■ Problem statement ■
Output the line that holds "What TikZ code", the line that holds "(0,0) rectangle (686,-917);", and every line between them, exactly, but none of the pictures.

begin

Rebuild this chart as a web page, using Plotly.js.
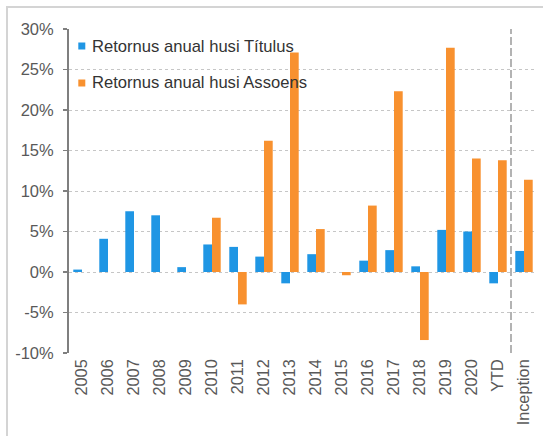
<!DOCTYPE html>
<html>
<head>
<meta charset="utf-8">
<script src="https://cdn.plot.ly/plotly-3.0.1.min.js"></script>
<style>
  html, body { margin: 0; padding: 0; background: #ffffff; }
  #chart { width: 543px; height: 436px; }
</style>
</head>
<body>
<div id="chart"></div>
<script>
// ---- Data ----
const categories = ['2005','2006','2007','2008','2009','2010','2011','2012','2013','2014','2015','2016','2017','2018','2019','2020','YTD','Inception'];
const seriesNames = ['Retornus anual husi Títulus', 'Retornus anual husi Assoens'];
const titulusReturns = [0.3, 4.1, 7.5, 7.0, 0.6, 3.4, 3.1, 1.9, -1.4, 2.2, 0, 1.4, 2.7, 0.7, 5.2, 5.0, -1.4, 2.6];
const assoensReturns = [null, null, null, null, null, 6.7, -4.0, 16.2, 27.1, 5.3, -0.4, 8.2, 22.3, -8.4, 27.7, 14.0, 13.8, 11.4];
const yTickVals = [-10, -5, 0, 5, 10, 15, 20, 25, 30];
const yTickText = ['-10%', '-5%', '0%', '5%', '10%', '15%', '20%', '25%', '30%'];
const separatorAfter = 'YTD';

// ---- Styling ----
const FONT = 'Liberation Sans, Arial, sans-serif';
const BLUE = '#1f96e4';
const ORANGE = '#f8912f';
const AXIS = '#7f7f7f';
const TICKTXT = '#595959';

const xMin = -0.5, xMax = categories.length - 0.5;
const yMin = yTickVals[0], yMax = yTickVals[yTickVals.length - 1];

const traces = [
  { type: 'bar', name: seriesNames[0], x: categories, y: titulusReturns,
    marker: { color: BLUE }, hovertemplate: '%{x}: %{y}%<extra></extra>' },
  { type: 'bar', name: seriesNames[1], x: categories, y: assoensReturns,
    marker: { color: ORANGE }, hovertemplate: '%{x}: %{y}%<extra></extra>' }
];

// boundary ticks for the zero line axis
const boundaryTicks = categories.map((c, i) => i + 0.5);
const sepIndex = categories.indexOf(separatorAfter) + 0.5;

// geometry helpers for paper-space decorations
const W = 543, H = 436, M = { l: 69, r: 6, t: 29, b: 83 };
const pw = W - M.l - M.r, ph = H - M.t - M.b;
const px = v => (v - M.l) / pw;
const py = v => (H - M.b - v) / ph;

const legendRows = [
  { name: seriesNames[0], color: BLUE, yc: 46 },
  { name: seriesNames[1], color: ORANGE, yc: 83 }
];

const shapes = [
  // outer light frame
  { type: 'rect', xref: 'paper', yref: 'paper', layer: 'below',
    x0: px(7), x1: px(560), y0: py(460), y1: py(7),
    line: { color: '#d4d4d4', width: 2 }, fillcolor: 'rgba(0,0,0,0)' },
  // dashed separator between YTD and Inception
  { type: 'line', xref: 'x', yref: 'y', x0: sepIndex, x1: sepIndex, y0: yMin, y1: yMax,
    line: { color: '#9a9a9a', width: 1.5, dash: '8px,3px' } }
];
const annotations = [];
legendRows.forEach(r => {
  shapes.push({ type: 'rect', xref: 'paper', yref: 'paper',
    x0: px(78.3), x1: px(85.3), y0: py(r.yc + 3.5), y1: py(r.yc - 3.5),
    line: { width: 0 }, fillcolor: r.color });
  annotations.push({ xref: 'paper', yref: 'paper', x: px(89.5), y: py(r.yc),
    xanchor: 'left', yanchor: 'middle', showarrow: false, text: r.name,
    font: { family: FONT, size: 16.6, color: '#333333' } });
});

const layout = {
  width: W, height: H,
  margin: M,
  paper_bgcolor: '#ffffff', plot_bgcolor: '#ffffff',
  showlegend: false,
  barmode: 'group', bargap: 0.33, bargroupgap: 0,
  font: { family: FONT, size: 16.5, color: TICKTXT },
  xaxis: {
    type: 'category', range: [xMin, xMax],
    showline: false, showgrid: false, zeroline: false, ticks: '',
    tickangle: -90, tickfont: { family: FONT, size: 16.3, color: TICKTXT },
    ticklabelstandoff: 2, fixedrange: true
  },
  xaxis2: {
    overlaying: 'x', anchor: 'free', position: (0 - yMin) / (yMax - yMin), side: 'bottom',
    range: [xMin, xMax], showline: true, linecolor: AXIS, linewidth: 1.5,
    ticks: 'outside', ticklen: 4, tickwidth: 1.5, tickcolor: AXIS,
    tickmode: 'array', tickvals: boundaryTicks, showticklabels: false,
    showgrid: false, zeroline: false, fixedrange: true
  },
  yaxis: {
    range: [yMin, yMax], tickmode: 'array', tickvals: yTickVals, ticktext: yTickText,
    showline: true, linecolor: AXIS, linewidth: 2,
    ticks: 'outside', ticklen: 4, tickwidth: 1.5, tickcolor: AXIS,
    showgrid: true, gridcolor: '#c6c6c6', gridwidth: 1, griddash: '3px,3px',
    zeroline: false, tickfont: { family: FONT, size: 16.5, color: TICKTXT },
    ticklabelstandoff: 6, fixedrange: true
  },
  shapes: shapes,
  annotations: annotations
};

Plotly.newPlot('chart', traces, layout, { staticPlot: true, displayModeBar: false });
</script>
</body>
</html>
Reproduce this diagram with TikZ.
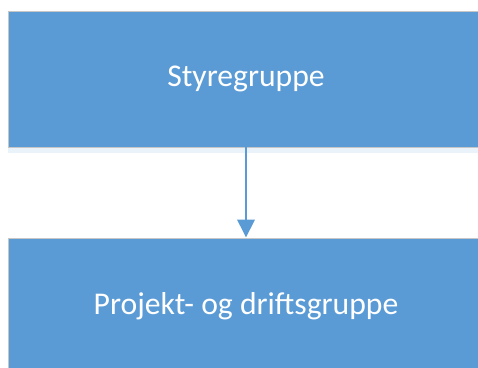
\documentclass[tikz,border=0pt]{standalone}
\usepackage{fontspec}
\setmainfont{Carlito}
\usepackage{tikz}
\usetikzlibrary{arrows.meta, positioning, shadows}

\definecolor{officeblue}{HTML}{5B9BD5}

\begin{document}
\begin{tikzpicture}[
    x=0.025cm, y=-0.025cm,
    group/.style={rectangle, draw=gray!45, line width=0.6pt, fill=officeblue, minimum width=11.9cm, minimum height=#1, font=\fontsize{22.5}{27}\selectfont, text=white, inner sep=0pt,
        drop shadow={shadow xshift=0pt, shadow yshift=-4pt, opacity=0.12, fill=officeblue}},
    group/.default={3.4cm},
    arrow/.style={-{Triangle[length=0.45cm, width=0.43cm]}, line width=2pt, draw=officeblue}
]
\useasboundingbox (0,0) rectangle (478,367);

% === GRUPPER ===
\node[group] (styre) at (246, 79) {Styregruppe};
\node[group=3.4cm] (drift) at (246, 306) {Projekt- og driftsgruppe};

% === PIL ===
\draw[arrow] (styre.south) -- (drift.north);

\end{tikzpicture}
\end{document}
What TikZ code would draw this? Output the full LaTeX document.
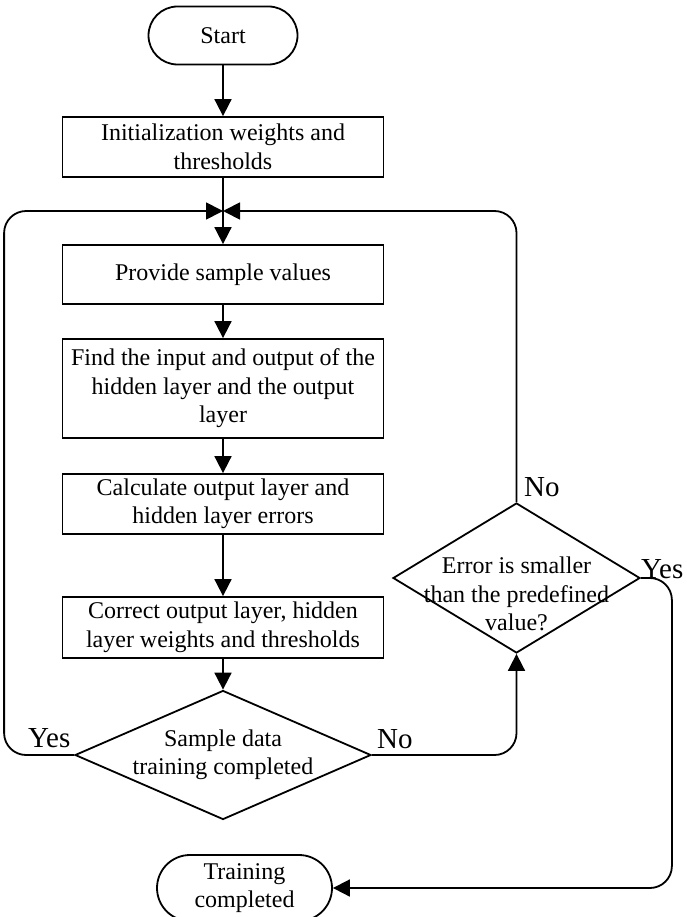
\documentclass[tikz,border=0pt]{standalone}
\usepackage{fontspec}
\setmainfont{Liberation Serif}
\usetikzlibrary{arrows.meta,shapes.geometric,calc}

\tikzset{
  process/.style={draw, line width=1.8pt, minimum width=321pt, minimum height=60pt,
    align=center, inner sep=0pt},
  terminal/.style={draw, line width=1.8pt, rounded corners=29pt, minimum width=149pt,
    minimum height=58pt, align=center, inner sep=0pt},
  decision/.style={draw, diamond, line width=1.8pt, inner sep=0pt},
  flow/.style={line width=1.8pt, -{Triangle[length=17pt,width=17pt]}},
  loopline/.style={flow, rounded corners=22pt},
  yn/.style={font=\fontsize{29}{30}\selectfont, inner sep=0pt, anchor=base west},
}

\begin{document}
\begin{tikzpicture}[x=1pt,y=1pt,font=\fontsize{24}{28.5}\selectfont]

\useasboundingbox (0,0) rectangle (686,-917);

\node[terminal] (start) at (223,-35.5) {Start};
\node[process] (init) at (223,-147) {Initialization weights and\\thresholds};
\coordinate (join) at (223,-211);
\node[process, minimum height=59pt] (provide) at (223,-274.5) {Provide sample values};
\node[process, minimum height=99pt] (find) at (223,-388.5)
  {Find the input and output of the\\hidden layer and the output\\layer};
\node[process] (calc) at (223,-504) {Calculate output layer and\\hidden layer errors};
\node[process, minimum height=61pt] (correct) at (223,-627.5)
  {Correct output layer, hidden\\layer weights and thresholds};

\node[decision, minimum width=296pt, minimum height=129pt] (sample) at (223,-755) {};
\node[align=center] (sampletxt) at (sample.center) {Sample data\\training completed};

\node[decision, minimum width=247pt, minimum height=150pt] (error) at (516.5,-578) {};
\node[align=center] (errortxt) at ($(error.center)+(0,-16)$)
  {Error is smaller\\than the predefined\\value?};

\node[terminal, rounded corners=33pt, minimum width=175pt, minimum height=66pt]
  (endnode) at (244.5,-888) {Training\\completed};

\draw[flow] (start) -- (init);
\draw[flow] (init) -- (provide);
\draw[flow] (provide) -- (find);
\draw[flow] (find) -- (calc);
\draw[flow] (calc) -- (correct);
\draw[flow] (correct) -- (sample);

\draw[loopline] (sample.west) -- ++(-70,0) |- (join);
\draw[loopline] (error.north) |- (join);
\draw[loopline] (sample.east) -| (error.south);
\draw[loopline] (error.east) -- ++(31,0) |- (endnode.east);

\node[yn] (yesleft) at (28,-747) {Yes};
\node[yn] (noright) at (377,-748) {No};
\node[yn] (notop) at (524,-496) {No};
\node[yn] (yesright) at (641,-578) {Yes};

\end{tikzpicture}
\end{document}
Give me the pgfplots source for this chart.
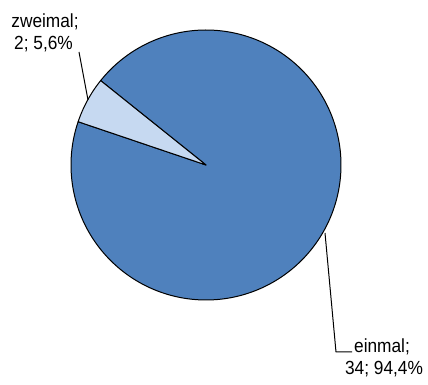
\documentclass[border=0pt]{standalone}
\usepackage{pgfplots}
\pgfplotsset{compat=1.18}
\usepackage{pgfplotstable}
\usepackage{fontspec}
\setmainfont{Liberation Sans}[FakeStretch=0.91]
\definecolor{pieA}{HTML}{4F81BD}
\definecolor{pieB}{HTML}{C6D9F1}
\pgfplotstableread{
label value
einmal 34
zweimal 2
}\piedata
\pgfplotstablegetelem{0}{value}\of\piedata \let\va\pgfplotsretval
\pgfplotstablegetelem{1}{value}\of\piedata \let\vb\pgfplotsretval
\pgfmathsetmacro\tot{\va+\vb}
\pgfmathsetmacro\sB{141.3}
\pgfmathsetmacro\eB{\sB+360*\vb/\tot}
\pgfmathsetmacro\eA{\eB+360*\va/\tot}
\begin{document}%
\begin{tikzpicture}
\begin{axis}[
  width=428pt, height=385pt, scale only axis,
  xmin=0, xmax=428, ymin=0, ymax=385,
  hide axis, clip=false,
]
\addplot[draw=none] coordinates {(0,0) (428,385)};
\addplot[fill=pieA, draw=black, line width=1pt, line join=round, domain=\eB:\eA, samples=300, variable=\t]
  ({206+135*cos(\t)},{220+135*sin(\t)}) -- (axis cs:206,220) -- cycle;
\addplot[fill=pieB, draw=black, line width=1pt, line join=round, domain=\sB:\eB, samples=40, variable=\t]
  ({206+135*cos(\t)},{220+135*sin(\t)}) -- (axis cs:206,220) -- cycle;
% leader lines
\addplot[black, line width=1pt] coordinates {(79,333) (88,285)};
\addplot[black, line width=1pt] coordinates {(325,152) (336,33) (352,33)};
% labels
\node[anchor=base, inner sep=0pt, font=\fontsize{19}{22}\selectfont] at (axis cs:45,357.3) {zweimal;};
\node[anchor=base, inner sep=0pt, font=\fontsize{19}{22}\selectfont] at (axis cs:43.5,335) {2; 5,6\%};
\node[anchor=base, inner sep=0pt, font=\fontsize{19}{22}\selectfont] at (axis cs:382,32) {einmal;};
\node[anchor=base, inner sep=0pt, font=\fontsize{19}{22}\selectfont] at (axis cs:384,10) {34; 94,4\%};
\end{axis}
\end{tikzpicture}%
\end{document}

end

■ Solved exercise ■
What TikZ code would draw this? Output the full LaTeX document.
\documentclass[tikz,border=0pt]{standalone}
\usepackage{fontspec}
\setmainfont{Liberation Serif}
\usetikzlibrary{arrows.meta,shapes.geometric,calc}

\tikzset{
  process/.style={draw, line width=1.8pt, minimum width=321pt, minimum height=60pt,
    align=center, inner sep=0pt},
  terminal/.style={draw, line width=1.8pt, rounded corners=29pt, minimum width=149pt,
    minimum height=58pt, align=center, inner sep=0pt},
  decision/.style={draw, diamond, line width=1.8pt, inner sep=0pt},
  flow/.style={line width=1.8pt, -{Triangle[length=17pt,width=17pt]}},
  loopline/.style={flow, rounded corners=22pt},
  yn/.style={font=\fontsize{29}{30}\selectfont, inner sep=0pt, anchor=base west},
}

\begin{document}
\begin{tikzpicture}[x=1pt,y=1pt,font=\fontsize{24}{28.5}\selectfont]

\useasboundingbox (0,0) rectangle (686,-917);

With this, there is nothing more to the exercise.